• Task details:
Begin with the first line of the material and copy each line word for word through the line that contains "ax.set_facecolor('none')"; the pictures are left out.

• Stored data:
┌──

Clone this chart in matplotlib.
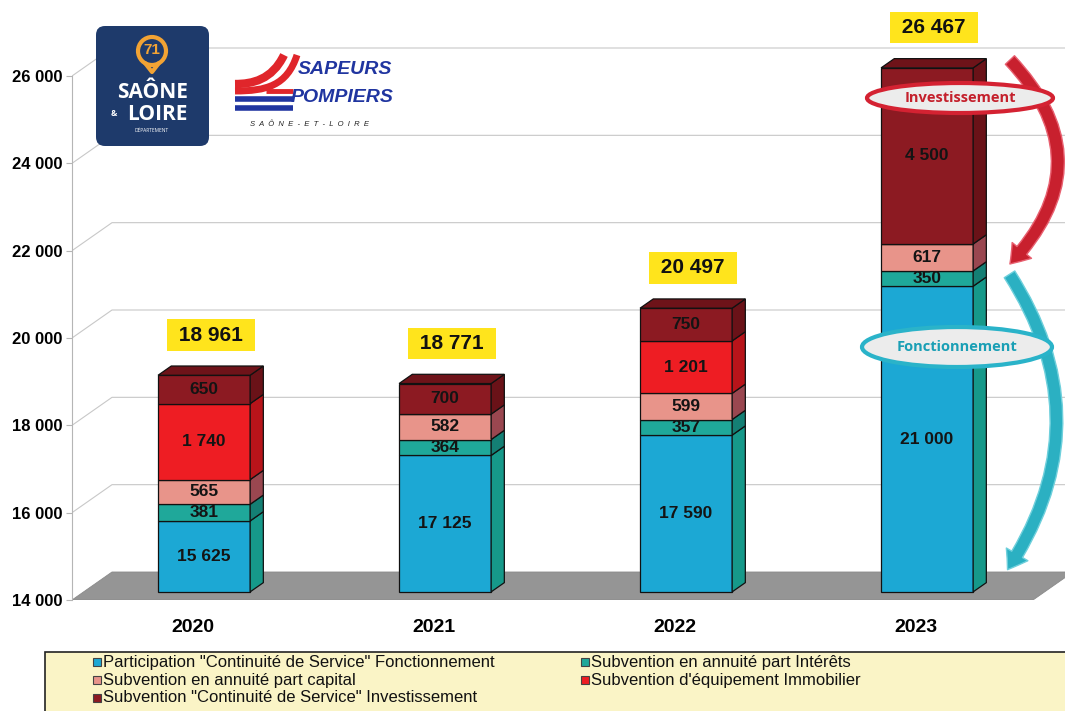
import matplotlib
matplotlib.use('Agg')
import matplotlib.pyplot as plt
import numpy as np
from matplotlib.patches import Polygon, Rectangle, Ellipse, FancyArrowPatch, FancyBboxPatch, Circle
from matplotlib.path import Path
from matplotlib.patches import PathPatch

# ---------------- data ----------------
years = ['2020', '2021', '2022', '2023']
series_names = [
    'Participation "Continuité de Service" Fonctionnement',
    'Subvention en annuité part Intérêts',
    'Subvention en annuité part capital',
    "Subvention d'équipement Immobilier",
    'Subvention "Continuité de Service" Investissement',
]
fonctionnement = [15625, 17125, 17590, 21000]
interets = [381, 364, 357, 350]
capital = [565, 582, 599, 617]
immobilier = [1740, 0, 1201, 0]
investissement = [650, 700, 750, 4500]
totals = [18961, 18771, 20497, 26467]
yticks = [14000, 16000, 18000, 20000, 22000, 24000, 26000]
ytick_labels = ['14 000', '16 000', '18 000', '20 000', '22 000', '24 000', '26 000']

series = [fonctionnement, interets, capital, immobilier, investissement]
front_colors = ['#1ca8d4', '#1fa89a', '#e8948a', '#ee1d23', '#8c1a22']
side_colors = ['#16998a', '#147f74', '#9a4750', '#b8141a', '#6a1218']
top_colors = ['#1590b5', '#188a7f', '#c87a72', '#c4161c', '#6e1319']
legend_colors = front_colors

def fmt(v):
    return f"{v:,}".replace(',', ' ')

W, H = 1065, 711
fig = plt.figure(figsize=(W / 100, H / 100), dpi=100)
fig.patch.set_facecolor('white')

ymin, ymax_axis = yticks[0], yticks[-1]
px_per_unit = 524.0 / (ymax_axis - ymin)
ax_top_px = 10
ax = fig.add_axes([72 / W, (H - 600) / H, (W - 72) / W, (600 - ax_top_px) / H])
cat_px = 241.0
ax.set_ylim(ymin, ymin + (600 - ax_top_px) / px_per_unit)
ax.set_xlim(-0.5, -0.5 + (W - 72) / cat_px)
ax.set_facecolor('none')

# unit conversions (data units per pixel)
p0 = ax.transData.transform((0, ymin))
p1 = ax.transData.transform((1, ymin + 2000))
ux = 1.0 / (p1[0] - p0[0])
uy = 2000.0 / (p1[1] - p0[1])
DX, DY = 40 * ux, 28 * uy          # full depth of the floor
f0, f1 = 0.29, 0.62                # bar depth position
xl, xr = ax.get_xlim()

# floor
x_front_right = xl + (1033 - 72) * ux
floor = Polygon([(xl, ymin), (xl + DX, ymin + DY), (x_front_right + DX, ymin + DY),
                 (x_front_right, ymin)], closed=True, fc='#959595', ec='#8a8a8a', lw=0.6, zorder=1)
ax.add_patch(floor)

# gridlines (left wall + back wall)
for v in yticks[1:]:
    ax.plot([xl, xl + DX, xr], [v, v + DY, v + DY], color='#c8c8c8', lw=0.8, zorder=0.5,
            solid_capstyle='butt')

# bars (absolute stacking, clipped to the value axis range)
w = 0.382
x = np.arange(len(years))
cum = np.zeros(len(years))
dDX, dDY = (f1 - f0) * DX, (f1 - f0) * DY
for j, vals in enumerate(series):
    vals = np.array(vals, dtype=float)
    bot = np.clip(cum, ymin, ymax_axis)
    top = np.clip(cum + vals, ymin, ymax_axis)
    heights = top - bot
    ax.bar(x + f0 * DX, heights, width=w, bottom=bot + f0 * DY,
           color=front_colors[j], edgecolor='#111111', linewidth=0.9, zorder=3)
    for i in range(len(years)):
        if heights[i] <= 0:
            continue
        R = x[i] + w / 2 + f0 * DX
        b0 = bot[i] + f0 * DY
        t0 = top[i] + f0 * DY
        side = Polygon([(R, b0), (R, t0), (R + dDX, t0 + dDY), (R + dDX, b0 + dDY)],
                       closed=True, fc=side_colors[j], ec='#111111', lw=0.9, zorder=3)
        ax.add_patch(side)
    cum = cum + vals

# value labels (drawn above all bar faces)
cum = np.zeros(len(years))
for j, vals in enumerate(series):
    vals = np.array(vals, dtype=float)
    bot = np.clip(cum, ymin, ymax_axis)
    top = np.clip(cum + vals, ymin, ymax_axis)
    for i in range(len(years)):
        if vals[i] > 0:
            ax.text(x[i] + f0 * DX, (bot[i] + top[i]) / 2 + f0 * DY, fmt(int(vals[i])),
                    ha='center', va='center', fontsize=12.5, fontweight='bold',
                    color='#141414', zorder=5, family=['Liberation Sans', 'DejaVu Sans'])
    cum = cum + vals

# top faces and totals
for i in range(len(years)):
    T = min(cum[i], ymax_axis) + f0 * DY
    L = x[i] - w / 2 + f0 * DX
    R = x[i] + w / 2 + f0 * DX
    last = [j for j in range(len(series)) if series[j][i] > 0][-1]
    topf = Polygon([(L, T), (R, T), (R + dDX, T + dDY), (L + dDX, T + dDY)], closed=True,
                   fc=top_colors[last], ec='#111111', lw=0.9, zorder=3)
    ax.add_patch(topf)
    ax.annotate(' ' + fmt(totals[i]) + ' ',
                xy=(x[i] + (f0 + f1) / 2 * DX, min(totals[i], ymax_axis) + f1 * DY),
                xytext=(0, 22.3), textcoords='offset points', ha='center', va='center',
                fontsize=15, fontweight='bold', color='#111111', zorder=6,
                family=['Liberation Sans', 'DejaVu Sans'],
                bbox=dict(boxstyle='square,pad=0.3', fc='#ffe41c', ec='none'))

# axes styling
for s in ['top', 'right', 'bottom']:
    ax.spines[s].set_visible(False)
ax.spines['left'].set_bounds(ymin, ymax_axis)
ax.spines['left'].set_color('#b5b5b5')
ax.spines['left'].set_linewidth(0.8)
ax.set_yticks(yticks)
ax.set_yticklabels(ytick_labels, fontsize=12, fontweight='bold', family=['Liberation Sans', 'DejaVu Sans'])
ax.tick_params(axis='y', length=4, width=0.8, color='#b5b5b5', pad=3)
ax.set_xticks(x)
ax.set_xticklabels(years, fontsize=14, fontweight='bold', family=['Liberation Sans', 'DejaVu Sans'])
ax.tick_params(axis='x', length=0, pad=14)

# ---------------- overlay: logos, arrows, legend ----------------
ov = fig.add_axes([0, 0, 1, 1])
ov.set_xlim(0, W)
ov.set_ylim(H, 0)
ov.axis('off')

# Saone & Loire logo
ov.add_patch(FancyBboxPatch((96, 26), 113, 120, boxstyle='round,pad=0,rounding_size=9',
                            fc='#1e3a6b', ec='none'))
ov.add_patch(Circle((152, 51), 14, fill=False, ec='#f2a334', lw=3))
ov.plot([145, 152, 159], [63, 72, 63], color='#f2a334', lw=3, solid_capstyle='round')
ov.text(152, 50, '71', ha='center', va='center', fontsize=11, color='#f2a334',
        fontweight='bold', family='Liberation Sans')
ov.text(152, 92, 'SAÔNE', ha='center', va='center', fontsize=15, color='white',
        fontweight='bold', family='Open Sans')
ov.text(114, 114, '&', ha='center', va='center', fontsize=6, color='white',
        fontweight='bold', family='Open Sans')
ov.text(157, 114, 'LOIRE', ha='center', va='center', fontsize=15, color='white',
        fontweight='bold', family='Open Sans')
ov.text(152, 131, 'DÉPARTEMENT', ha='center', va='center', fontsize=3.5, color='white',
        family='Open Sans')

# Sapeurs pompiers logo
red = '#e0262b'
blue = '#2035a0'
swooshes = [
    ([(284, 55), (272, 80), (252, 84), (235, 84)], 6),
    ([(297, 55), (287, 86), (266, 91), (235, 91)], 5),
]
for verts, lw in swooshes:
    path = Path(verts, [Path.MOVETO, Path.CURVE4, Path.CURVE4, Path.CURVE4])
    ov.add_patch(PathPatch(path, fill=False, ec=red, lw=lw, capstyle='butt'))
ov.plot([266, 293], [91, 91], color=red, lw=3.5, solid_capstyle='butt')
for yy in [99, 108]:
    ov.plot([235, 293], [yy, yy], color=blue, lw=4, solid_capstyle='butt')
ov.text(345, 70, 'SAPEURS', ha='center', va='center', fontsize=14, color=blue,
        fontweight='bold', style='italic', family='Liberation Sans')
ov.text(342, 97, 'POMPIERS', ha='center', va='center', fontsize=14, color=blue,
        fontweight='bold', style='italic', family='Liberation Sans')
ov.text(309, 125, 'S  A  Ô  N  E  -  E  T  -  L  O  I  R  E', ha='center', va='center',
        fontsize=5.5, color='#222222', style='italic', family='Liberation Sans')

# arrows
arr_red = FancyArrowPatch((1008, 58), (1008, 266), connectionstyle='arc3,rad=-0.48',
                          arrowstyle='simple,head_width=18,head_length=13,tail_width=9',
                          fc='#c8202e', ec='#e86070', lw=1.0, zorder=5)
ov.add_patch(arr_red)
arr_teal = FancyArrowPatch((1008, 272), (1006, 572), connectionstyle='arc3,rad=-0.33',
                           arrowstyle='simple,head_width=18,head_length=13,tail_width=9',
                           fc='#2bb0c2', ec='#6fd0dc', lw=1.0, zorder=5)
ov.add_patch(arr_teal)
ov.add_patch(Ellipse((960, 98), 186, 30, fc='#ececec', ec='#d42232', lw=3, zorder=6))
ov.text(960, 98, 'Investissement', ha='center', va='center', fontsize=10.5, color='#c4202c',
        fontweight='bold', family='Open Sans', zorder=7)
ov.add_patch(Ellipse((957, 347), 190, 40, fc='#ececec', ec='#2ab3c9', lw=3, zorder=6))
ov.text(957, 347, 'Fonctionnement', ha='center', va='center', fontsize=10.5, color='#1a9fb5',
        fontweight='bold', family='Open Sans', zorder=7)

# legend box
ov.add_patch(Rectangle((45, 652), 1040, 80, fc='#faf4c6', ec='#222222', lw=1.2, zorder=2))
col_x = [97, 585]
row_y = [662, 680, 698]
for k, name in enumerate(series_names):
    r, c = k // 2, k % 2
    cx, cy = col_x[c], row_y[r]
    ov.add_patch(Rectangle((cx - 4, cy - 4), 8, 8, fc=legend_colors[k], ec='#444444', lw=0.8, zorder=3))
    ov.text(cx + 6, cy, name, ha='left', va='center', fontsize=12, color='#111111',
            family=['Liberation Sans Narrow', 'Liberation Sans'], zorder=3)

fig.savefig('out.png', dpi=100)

└──

• Written answer:
Clone this chart in matplotlib.
import matplotlib
matplotlib.use('Agg')
import matplotlib.pyplot as plt
import numpy as np
from matplotlib.patches import Polygon, Rectangle, Ellipse, FancyArrowPatch, FancyBboxPatch, Circle
from matplotlib.path import Path
from matplotlib.patches import PathPatch

# ---------------- data ----------------
years = ['2020', '2021', '2022', '2023']
series_names = [
    'Participation "Continuité de Service" Fonctionnement',
    'Subvention en annuité part Intérêts',
    'Subvention en annuité part capital',
    "Subvention d'équipement Immobilier",
    'Subvention "Continuité de Service" Investissement',
]
fonctionnement = [15625, 17125, 17590, 21000]
interets = [381, 364, 357, 350]
capital = [565, 582, 599, 617]
immobilier = [1740, 0, 1201, 0]
investissement = [650, 700, 750, 4500]
totals = [18961, 18771, 20497, 26467]
yticks = [14000, 16000, 18000, 20000, 22000, 24000, 26000]
ytick_labels = ['14 000', '16 000', '18 000', '20 000', '22 000', '24 000', '26 000']

series = [fonctionnement, interets, capital, immobilier, investissement]
front_colors = ['#1ca8d4', '#1fa89a', '#e8948a', '#ee1d23', '#8c1a22']
side_colors = ['#16998a', '#147f74', '#9a4750', '#b8141a', '#6a1218']
top_colors = ['#1590b5', '#188a7f', '#c87a72', '#c4161c', '#6e1319']
legend_colors = front_colors

def fmt(v):
    return f"{v:,}".replace(',', ' ')

W, H = 1065, 711
fig = plt.figure(figsize=(W / 100, H / 100), dpi=100)
fig.patch.set_facecolor('white')

ymin, ymax_axis = yticks[0], yticks[-1]
px_per_unit = 524.0 / (ymax_axis - ymin)
ax_top_px = 10
ax = fig.add_axes([72 / W, (H - 600) / H, (W - 72) / W, (600 - ax_top_px) / H])
cat_px = 241.0
ax.set_ylim(ymin, ymin + (600 - ax_top_px) / px_per_unit)
ax.set_xlim(-0.5, -0.5 + (W - 72) / cat_px)
ax.set_facecolor('none')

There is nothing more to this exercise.